**Problem description:**
Quote the data below in full, please, without altering anything.

**Collected material:**
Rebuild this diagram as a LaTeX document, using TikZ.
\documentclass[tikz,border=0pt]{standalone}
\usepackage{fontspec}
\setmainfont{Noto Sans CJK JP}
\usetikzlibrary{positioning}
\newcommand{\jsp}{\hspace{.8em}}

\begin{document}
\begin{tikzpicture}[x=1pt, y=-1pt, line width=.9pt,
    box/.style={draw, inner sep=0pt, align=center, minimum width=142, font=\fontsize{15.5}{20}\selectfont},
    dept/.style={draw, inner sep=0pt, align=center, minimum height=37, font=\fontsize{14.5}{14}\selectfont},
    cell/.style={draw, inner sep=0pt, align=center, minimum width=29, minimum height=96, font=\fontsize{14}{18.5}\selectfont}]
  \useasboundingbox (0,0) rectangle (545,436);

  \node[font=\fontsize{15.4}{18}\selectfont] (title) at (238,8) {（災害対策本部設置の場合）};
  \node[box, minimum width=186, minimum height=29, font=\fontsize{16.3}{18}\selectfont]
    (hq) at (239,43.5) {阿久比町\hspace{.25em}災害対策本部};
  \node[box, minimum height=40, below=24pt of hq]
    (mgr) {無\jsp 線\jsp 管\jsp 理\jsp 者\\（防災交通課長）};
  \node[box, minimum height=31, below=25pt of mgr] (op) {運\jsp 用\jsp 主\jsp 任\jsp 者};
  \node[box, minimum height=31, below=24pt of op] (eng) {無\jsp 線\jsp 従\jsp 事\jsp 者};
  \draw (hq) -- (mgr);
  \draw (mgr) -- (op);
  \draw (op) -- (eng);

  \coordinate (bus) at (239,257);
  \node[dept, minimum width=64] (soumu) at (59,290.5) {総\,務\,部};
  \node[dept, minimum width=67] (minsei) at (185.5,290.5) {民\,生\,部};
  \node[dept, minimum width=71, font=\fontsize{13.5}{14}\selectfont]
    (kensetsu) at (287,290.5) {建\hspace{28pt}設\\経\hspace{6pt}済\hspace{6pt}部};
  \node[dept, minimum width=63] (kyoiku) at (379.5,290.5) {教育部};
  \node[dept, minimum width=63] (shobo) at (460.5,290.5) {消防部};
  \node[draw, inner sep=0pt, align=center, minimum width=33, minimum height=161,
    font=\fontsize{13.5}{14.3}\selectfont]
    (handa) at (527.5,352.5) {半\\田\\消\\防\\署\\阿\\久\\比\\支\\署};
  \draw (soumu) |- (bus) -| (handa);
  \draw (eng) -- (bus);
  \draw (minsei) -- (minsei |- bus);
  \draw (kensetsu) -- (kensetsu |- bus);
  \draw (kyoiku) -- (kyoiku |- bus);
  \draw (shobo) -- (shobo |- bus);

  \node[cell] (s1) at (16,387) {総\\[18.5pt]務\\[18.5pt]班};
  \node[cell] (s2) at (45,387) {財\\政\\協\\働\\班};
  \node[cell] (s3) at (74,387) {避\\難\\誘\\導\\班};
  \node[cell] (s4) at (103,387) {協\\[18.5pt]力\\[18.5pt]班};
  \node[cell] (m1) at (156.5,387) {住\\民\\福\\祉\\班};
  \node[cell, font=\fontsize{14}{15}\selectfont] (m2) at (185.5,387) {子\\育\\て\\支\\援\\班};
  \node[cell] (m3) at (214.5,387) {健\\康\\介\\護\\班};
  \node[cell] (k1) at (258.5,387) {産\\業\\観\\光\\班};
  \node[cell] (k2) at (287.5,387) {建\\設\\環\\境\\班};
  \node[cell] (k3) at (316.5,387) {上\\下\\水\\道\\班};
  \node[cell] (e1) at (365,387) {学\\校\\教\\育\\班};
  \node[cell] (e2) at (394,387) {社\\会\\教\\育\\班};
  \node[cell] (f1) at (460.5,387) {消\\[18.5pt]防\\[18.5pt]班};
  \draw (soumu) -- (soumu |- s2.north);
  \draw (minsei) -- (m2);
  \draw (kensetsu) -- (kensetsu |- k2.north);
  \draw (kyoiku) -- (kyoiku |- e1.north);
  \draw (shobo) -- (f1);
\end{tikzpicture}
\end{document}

**Task solution:**
Rebuild this diagram as a LaTeX document, using TikZ.
\documentclass[tikz,border=0pt]{standalone}
\usepackage{fontspec}
\setmainfont{Noto Sans CJK JP}
\usetikzlibrary{positioning}
\newcommand{\jsp}{\hspace{.8em}}

\begin{document}
\begin{tikzpicture}[x=1pt, y=-1pt, line width=.9pt,
    box/.style={draw, inner sep=0pt, align=center, minimum width=142, font=\fontsize{15.5}{20}\selectfont},
    dept/.style={draw, inner sep=0pt, align=center, minimum height=37, font=\fontsize{14.5}{14}\selectfont},
    cell/.style={draw, inner sep=0pt, align=center, minimum width=29, minimum height=96, font=\fontsize{14}{18.5}\selectfont}]
  \useasboundingbox (0,0) rectangle (545,436);

  \node[font=\fontsize{15.4}{18}\selectfont] (title) at (238,8) {（災害対策本部設置の場合）};
  \node[box, minimum width=186, minimum height=29, font=\fontsize{16.3}{18}\selectfont]
    (hq) at (239,43.5) {阿久比町\hspace{.25em}災害対策本部};
  \node[box, minimum height=40, below=24pt of hq]
    (mgr) {無\jsp 線\jsp 管\jsp 理\jsp 者\\（防災交通課長）};
  \node[box, minimum height=31, below=25pt of mgr] (op) {運\jsp 用\jsp 主\jsp 任\jsp 者};
  \node[box, minimum height=31, below=24pt of op] (eng) {無\jsp 線\jsp 従\jsp 事\jsp 者};
  \draw (hq) -- (mgr);
  \draw (mgr) -- (op);
  \draw (op) -- (eng);

  \coordinate (bus) at (239,257);
  \node[dept, minimum width=64] (soumu) at (59,290.5) {総\,務\,部};
  \node[dept, minimum width=67] (minsei) at (185.5,290.5) {民\,生\,部};
  \node[dept, minimum width=71, font=\fontsize{13.5}{14}\selectfont]
    (kensetsu) at (287,290.5) {建\hspace{28pt}設\\経\hspace{6pt}済\hspace{6pt}部};
  \node[dept, minimum width=63] (kyoiku) at (379.5,290.5) {教育部};
  \node[dept, minimum width=63] (shobo) at (460.5,290.5) {消防部};
  \node[draw, inner sep=0pt, align=center, minimum width=33, minimum height=161,
    font=\fontsize{13.5}{14.3}\selectfont]
    (handa) at (527.5,352.5) {半\\田\\消\\防\\署\\阿\\久\\比\\支\\署};
  \draw (soumu) |- (bus) -| (handa);
  \draw (eng) -- (bus);
  \draw (minsei) -- (minsei |- bus);
  \draw (kensetsu) -- (kensetsu |- bus);
  \draw (kyoiku) -- (kyoiku |- bus);
  \draw (shobo) -- (shobo |- bus);

  \node[cell] (s1) at (16,387) {総\\[18.5pt]務\\[18.5pt]班};
  \node[cell] (s2) at (45,387) {財\\政\\協\\働\\班};
  \node[cell] (s3) at (74,387) {避\\難\\誘\\導\\班};
  \node[cell] (s4) at (103,387) {協\\[18.5pt]力\\[18.5pt]班};
  \node[cell] (m1) at (156.5,387) {住\\民\\福\\祉\\班};
  \node[cell, font=\fontsize{14}{15}\selectfont] (m2) at (185.5,387) {子\\育\\て\\支\\援\\班};
  \node[cell] (m3) at (214.5,387) {健\\康\\介\\護\\班};
  \node[cell] (k1) at (258.5,387) {産\\業\\観\\光\\班};
  \node[cell] (k2) at (287.5,387) {建\\設\\環\\境\\班};
  \node[cell] (k3) at (316.5,387) {上\\下\\水\\道\\班};
  \node[cell] (e1) at (365,387) {学\\校\\教\\育\\班};
  \node[cell] (e2) at (394,387) {社\\会\\教\\育\\班};
  \node[cell] (f1) at (460.5,387) {消\\[18.5pt]防\\[18.5pt]班};
  \draw (soumu) -- (soumu |- s2.north);
  \draw (minsei) -- (m2);
  \draw (kensetsu) -- (kensetsu |- k2.north);
  \draw (kyoiku) -- (kyoiku |- e1.north);
  \draw (shobo) -- (f1);
\end{tikzpicture}
\end{document}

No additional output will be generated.